**Exercise task:** Exclude the pictures, then repeat the remaining data exactly.

**Recorded data:**
════

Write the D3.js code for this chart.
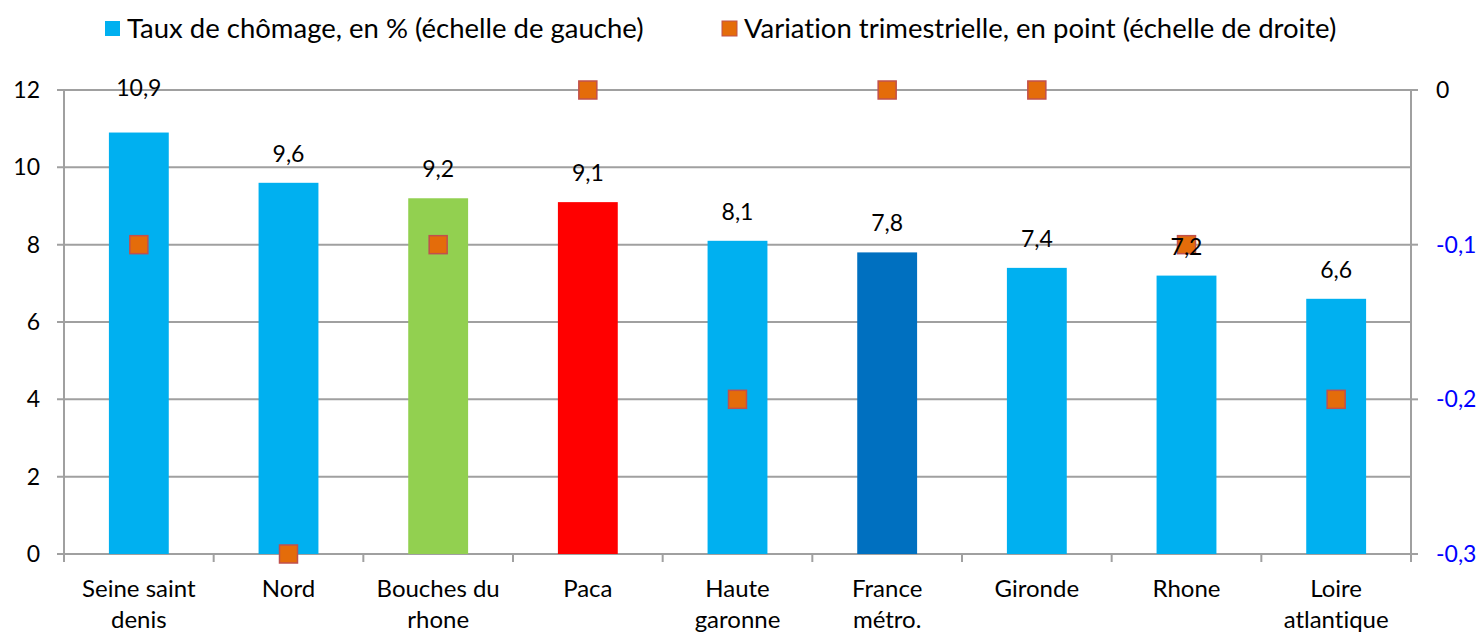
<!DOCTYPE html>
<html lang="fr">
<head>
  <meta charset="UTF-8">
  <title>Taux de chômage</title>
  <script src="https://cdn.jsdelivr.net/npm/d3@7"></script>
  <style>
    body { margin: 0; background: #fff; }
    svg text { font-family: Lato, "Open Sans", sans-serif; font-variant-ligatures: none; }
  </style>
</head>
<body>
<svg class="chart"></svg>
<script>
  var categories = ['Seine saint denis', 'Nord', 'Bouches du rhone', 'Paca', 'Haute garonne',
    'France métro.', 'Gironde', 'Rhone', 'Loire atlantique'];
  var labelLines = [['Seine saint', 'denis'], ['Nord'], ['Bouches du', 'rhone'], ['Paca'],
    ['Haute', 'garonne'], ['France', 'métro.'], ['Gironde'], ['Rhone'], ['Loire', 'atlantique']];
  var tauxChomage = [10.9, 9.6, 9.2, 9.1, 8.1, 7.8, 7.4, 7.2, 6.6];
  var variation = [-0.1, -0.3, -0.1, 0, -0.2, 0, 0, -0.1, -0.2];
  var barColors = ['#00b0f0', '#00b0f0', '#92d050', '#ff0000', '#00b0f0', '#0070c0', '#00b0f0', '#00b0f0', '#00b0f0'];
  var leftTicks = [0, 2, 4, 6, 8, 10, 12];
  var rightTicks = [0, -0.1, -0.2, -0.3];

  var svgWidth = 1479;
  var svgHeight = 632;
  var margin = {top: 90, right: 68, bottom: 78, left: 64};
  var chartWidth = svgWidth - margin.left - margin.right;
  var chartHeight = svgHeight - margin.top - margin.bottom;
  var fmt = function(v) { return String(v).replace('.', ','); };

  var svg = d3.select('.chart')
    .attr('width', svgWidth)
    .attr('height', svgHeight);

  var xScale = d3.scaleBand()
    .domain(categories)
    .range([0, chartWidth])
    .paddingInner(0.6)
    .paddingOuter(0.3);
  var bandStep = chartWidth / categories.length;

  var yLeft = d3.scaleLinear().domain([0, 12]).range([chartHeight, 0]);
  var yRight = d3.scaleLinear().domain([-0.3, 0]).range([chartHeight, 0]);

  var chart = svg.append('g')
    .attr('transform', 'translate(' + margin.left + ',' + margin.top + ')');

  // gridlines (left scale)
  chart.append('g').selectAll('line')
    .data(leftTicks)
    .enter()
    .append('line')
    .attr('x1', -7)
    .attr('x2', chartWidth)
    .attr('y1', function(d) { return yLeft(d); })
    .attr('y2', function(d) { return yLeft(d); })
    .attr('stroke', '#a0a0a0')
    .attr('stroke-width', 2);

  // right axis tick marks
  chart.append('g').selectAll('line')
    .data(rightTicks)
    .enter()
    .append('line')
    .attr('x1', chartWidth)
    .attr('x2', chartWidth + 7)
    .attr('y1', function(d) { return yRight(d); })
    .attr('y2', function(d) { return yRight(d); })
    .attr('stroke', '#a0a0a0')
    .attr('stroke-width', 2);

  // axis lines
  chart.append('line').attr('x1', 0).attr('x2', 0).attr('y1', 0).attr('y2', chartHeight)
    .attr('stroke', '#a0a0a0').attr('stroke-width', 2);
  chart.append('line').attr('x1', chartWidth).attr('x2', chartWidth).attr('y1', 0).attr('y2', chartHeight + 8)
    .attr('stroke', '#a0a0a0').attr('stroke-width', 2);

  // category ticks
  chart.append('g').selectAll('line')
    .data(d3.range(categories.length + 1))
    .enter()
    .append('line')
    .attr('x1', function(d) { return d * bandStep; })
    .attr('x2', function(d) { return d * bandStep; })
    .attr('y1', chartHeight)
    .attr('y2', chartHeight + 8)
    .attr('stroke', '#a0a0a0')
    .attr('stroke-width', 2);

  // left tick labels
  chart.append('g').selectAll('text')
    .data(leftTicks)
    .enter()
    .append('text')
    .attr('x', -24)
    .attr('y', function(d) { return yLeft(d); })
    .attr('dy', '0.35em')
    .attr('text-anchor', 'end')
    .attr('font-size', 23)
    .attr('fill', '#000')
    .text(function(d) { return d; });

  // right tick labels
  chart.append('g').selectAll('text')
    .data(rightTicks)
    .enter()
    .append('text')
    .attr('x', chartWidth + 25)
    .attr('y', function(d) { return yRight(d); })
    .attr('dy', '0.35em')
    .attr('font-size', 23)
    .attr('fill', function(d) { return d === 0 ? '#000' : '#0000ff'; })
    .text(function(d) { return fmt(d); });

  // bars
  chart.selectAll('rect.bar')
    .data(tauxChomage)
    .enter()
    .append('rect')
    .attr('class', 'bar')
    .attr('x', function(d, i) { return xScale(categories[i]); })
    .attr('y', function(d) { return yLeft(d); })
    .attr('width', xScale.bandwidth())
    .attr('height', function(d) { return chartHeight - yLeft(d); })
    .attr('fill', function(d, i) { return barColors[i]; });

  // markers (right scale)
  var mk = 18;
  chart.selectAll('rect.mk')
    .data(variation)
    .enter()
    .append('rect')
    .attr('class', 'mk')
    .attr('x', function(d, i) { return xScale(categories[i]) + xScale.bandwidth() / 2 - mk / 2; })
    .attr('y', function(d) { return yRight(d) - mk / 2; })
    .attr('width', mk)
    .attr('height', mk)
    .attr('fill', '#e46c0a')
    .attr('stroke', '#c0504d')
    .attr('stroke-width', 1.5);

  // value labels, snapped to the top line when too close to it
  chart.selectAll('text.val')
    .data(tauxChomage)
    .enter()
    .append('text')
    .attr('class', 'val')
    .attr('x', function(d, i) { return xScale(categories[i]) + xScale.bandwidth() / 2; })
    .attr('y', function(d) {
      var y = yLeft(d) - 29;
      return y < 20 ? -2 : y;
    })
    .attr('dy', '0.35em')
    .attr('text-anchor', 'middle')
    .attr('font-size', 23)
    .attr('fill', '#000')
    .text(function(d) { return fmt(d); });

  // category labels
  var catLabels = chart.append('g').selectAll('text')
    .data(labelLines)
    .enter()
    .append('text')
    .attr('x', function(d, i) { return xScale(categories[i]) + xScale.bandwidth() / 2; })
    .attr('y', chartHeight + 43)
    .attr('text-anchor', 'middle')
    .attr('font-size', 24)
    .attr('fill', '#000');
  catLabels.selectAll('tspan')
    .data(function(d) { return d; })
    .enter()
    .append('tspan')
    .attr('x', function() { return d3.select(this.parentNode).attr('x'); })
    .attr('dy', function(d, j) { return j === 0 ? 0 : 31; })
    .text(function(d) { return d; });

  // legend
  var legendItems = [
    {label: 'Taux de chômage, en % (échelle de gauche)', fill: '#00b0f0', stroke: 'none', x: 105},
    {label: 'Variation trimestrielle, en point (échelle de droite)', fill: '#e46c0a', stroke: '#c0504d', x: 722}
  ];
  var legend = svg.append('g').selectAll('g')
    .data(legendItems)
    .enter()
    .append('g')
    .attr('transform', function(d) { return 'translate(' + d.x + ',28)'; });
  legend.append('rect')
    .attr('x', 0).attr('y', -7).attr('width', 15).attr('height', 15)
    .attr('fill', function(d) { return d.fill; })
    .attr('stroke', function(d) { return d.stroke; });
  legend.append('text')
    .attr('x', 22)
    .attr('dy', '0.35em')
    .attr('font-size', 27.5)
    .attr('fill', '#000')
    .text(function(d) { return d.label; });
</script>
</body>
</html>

════

**The reply:**
Write the D3.js code for this chart.
<!DOCTYPE html>
<html lang="fr">
<head>
  <meta charset="UTF-8">
  <title>Taux de chômage</title>
  <script src="https://cdn.jsdelivr.net/npm/d3@7"></script>
  <style>
    body { margin: 0; background: #fff; }
    svg text { font-family: Lato, "Open Sans", sans-serif; font-variant-ligatures: none; }
  </style>
</head>
<body>
<svg class="chart"></svg>
<script>
  var categories = ['Seine saint denis', 'Nord', 'Bouches du rhone', 'Paca', 'Haute garonne',
    'France métro.', 'Gironde', 'Rhone', 'Loire atlantique'];
  var labelLines = [['Seine saint', 'denis'], ['Nord'], ['Bouches du', 'rhone'], ['Paca'],
    ['Haute', 'garonne'], ['France', 'métro.'], ['Gironde'], ['Rhone'], ['Loire', 'atlantique']];
  var tauxChomage = [10.9, 9.6, 9.2, 9.1, 8.1, 7.8, 7.4, 7.2, 6.6];
  var variation = [-0.1, -0.3, -0.1, 0, -0.2, 0, 0, -0.1, -0.2];
  var barColors = ['#00b0f0', '#00b0f0', '#92d050', '#ff0000', '#00b0f0', '#0070c0', '#00b0f0', '#00b0f0', '#00b0f0'];
  var leftTicks = [0, 2, 4, 6, 8, 10, 12];
  var rightTicks = [0, -0.1, -0.2, -0.3];

  var svgWidth = 1479;
  var svgHeight = 632;
  var margin = {top: 90, right: 68, bottom: 78, left: 64};
  var chartWidth = svgWidth - margin.left - margin.right;
  var chartHeight = svgHeight - margin.top - margin.bottom;
  var fmt = function(v) { return String(v).replace('.', ','); };

  var svg = d3.select('.chart')
    .attr('width', svgWidth)
    .attr('height', svgHeight);

  var xScale = d3.scaleBand()
    .domain(categories)
    .range([0, chartWidth])
    .paddingInner(0.6)
    .paddingOuter(0.3);
  var bandStep = chartWidth / categories.length;

  var yLeft = d3.scaleLinear().domain([0, 12]).range([chartHeight, 0]);
  var yRight = d3.scaleLinear().domain([-0.3, 0]).range([chartHeight, 0]);

  var chart = svg.append('g')
    .attr('transform', 'translate(' + margin.left + ',' + margin.top + ')');

  // gridlines (left scale)
  chart.append('g').selectAll('line')
    .data(leftTicks)
    .enter()
    .append('line')
    .attr('x1', -7)
    .attr('x2', chartWidth)
    .attr('y1', function(d) { return yLeft(d); })
    .attr('y2', function(d) { return yLeft(d); })
    .attr('stroke', '#a0a0a0')
    .attr('stroke-width', 2);

  // right axis tick marks
  chart.append('g').selectAll('line')
    .data(rightTicks)
    .enter()
    .append('line')
    .attr('x1', chartWidth)
    .attr('x2', chartWidth + 7)
    .attr('y1', function(d) { return yRight(d); })
    .attr('y2', function(d) { return yRight(d); })
    .attr('stroke', '#a0a0a0')
    .attr('stroke-width', 2);

  // axis lines
  chart.append('line').attr('x1', 0).attr('x2', 0).attr('y1', 0).attr('y2', chartHeight)
    .attr('stroke', '#a0a0a0').attr('stroke-width', 2);
  chart.append('line').attr('x1', chartWidth).attr('x2', chartWidth).attr('y1', 0).attr('y2', chartHeight + 8)
    .attr('stroke', '#a0a0a0').attr('stroke-width', 2);

  // category ticks
  chart.append('g').selectAll('line')
    .data(d3.range(categories.length + 1))
    .enter()
    .append('line')
    .attr('x1', function(d) { return d * bandStep; })
    .attr('x2', function(d) { return d * bandStep; })
    .attr('y1', chartHeight)
    .attr('y2', chartHeight + 8)
    .attr('stroke', '#a0a0a0')
    .attr('stroke-width', 2);

  // left tick labels
  chart.append('g').selectAll('text')
    .data(leftTicks)
    .enter()
    .append('text')
    .attr('x', -24)
    .attr('y', function(d) { return yLeft(d); })
    .attr('dy', '0.35em')
    .attr('text-anchor', 'end')
    .attr('font-size', 23)
    .attr('fill', '#000')
    .text(function(d) { return d; });

  // right tick labels
  chart.append('g').selectAll('text')
    .data(rightTicks)
    .enter()
    .append('text')
    .attr('x', chartWidth + 25)
    .attr('y', function(d) { return yRight(d); })
    .attr('dy', '0.35em')
    .attr('font-size', 23)
    .attr('fill', function(d) { return d === 0 ? '#000' : '#0000ff'; })
    .text(function(d) { return fmt(d); });

  // bars
  chart.selectAll('rect.bar')
    .data(tauxChomage)
    .enter()
    .append('rect')
    .attr('class', 'bar')
    .attr('x', function(d, i) { return xScale(categories[i]); })
    .attr('y', function(d) { return yLeft(d); })
    .attr('width', xScale.bandwidth())
    .attr('height', function(d) { return chartHeight - yLeft(d); })
    .attr('fill', function(d, i) { return barColors[i]; });

  // markers (right scale)
  var mk = 18;
  chart.selectAll('rect.mk')
    .data(variation)
    .enter()
    .append('rect')
    .attr('class', 'mk')
    .attr('x', function(d, i) { return xScale(categories[i]) + xScale.bandwidth() / 2 - mk / 2; })
    .attr('y', function(d) { return yRight(d) - mk / 2; })
    .attr('width', mk)
    .attr('height', mk)
    .attr('fill', '#e46c0a')
    .attr('stroke', '#c0504d')
    .attr('stroke-width', 1.5);

  // value labels, snapped to the top line when too close to it
  chart.selectAll('text.val')
    .data(tauxChomage)
    .enter()
    .append('text')
    .attr('class', 'val')
    .attr('x', function(d, i) { return xScale(categories[i]) + xScale.bandwidth() / 2; })
    .attr('y', function(d) {
      var y = yLeft(d) - 29;
      return y < 20 ? -2 : y;
    })
    .attr('dy', '0.35em')
    .attr('text-anchor', 'middle')
    .attr('font-size', 23)
    .attr('fill', '#000')
    .text(function(d) { return fmt(d); });

  // category labels
  var catLabels = chart.append('g').selectAll('text')
    .data(labelLines)
    .enter()
    .append('text')
    .attr('x', function(d, i) { return xScale(categories[i]) + xScale.bandwidth() / 2; })
    .attr('y', chartHeight + 43)
    .attr('text-anchor', 'middle')
    .attr('font-size', 24)
    .attr('fill', '#000');
  catLabels.selectAll('tspan')
    .data(function(d) { return d; })
    .enter()
    .append('tspan')
    .attr('x', function() { return d3.select(this.parentNode).attr('x'); })
    .attr('dy', function(d, j) { return j === 0 ? 0 : 31; })
    .text(function(d) { return d; });

  // legend
  var legendItems = [
    {label: 'Taux de chômage, en % (échelle de gauche)', fill: '#00b0f0', stroke: 'none', x: 105},
    {label: 'Variation trimestrielle, en point (échelle de droite)', fill: '#e46c0a', stroke: '#c0504d', x: 722}
  ];
  var legend = svg.append('g').selectAll('g')
    .data(legendItems)
    .enter()
    .append('g')
    .attr('transform', function(d) { return 'translate(' + d.x + ',28)'; });
  legend.append('rect')
    .attr('x', 0).attr('y', -7).attr('width', 15).attr('height', 15)
    .attr('fill', function(d) { return d.fill; })
    .attr('stroke', function(d) { return d.stroke; });
  legend.append('text')
    .attr('x', 22)
    .attr('dy', '0.35em')
    .attr('font-size', 27.5)
    .attr('fill', '#000')
    .text(function(d) { return d.label; });
</script>
</body>
</html>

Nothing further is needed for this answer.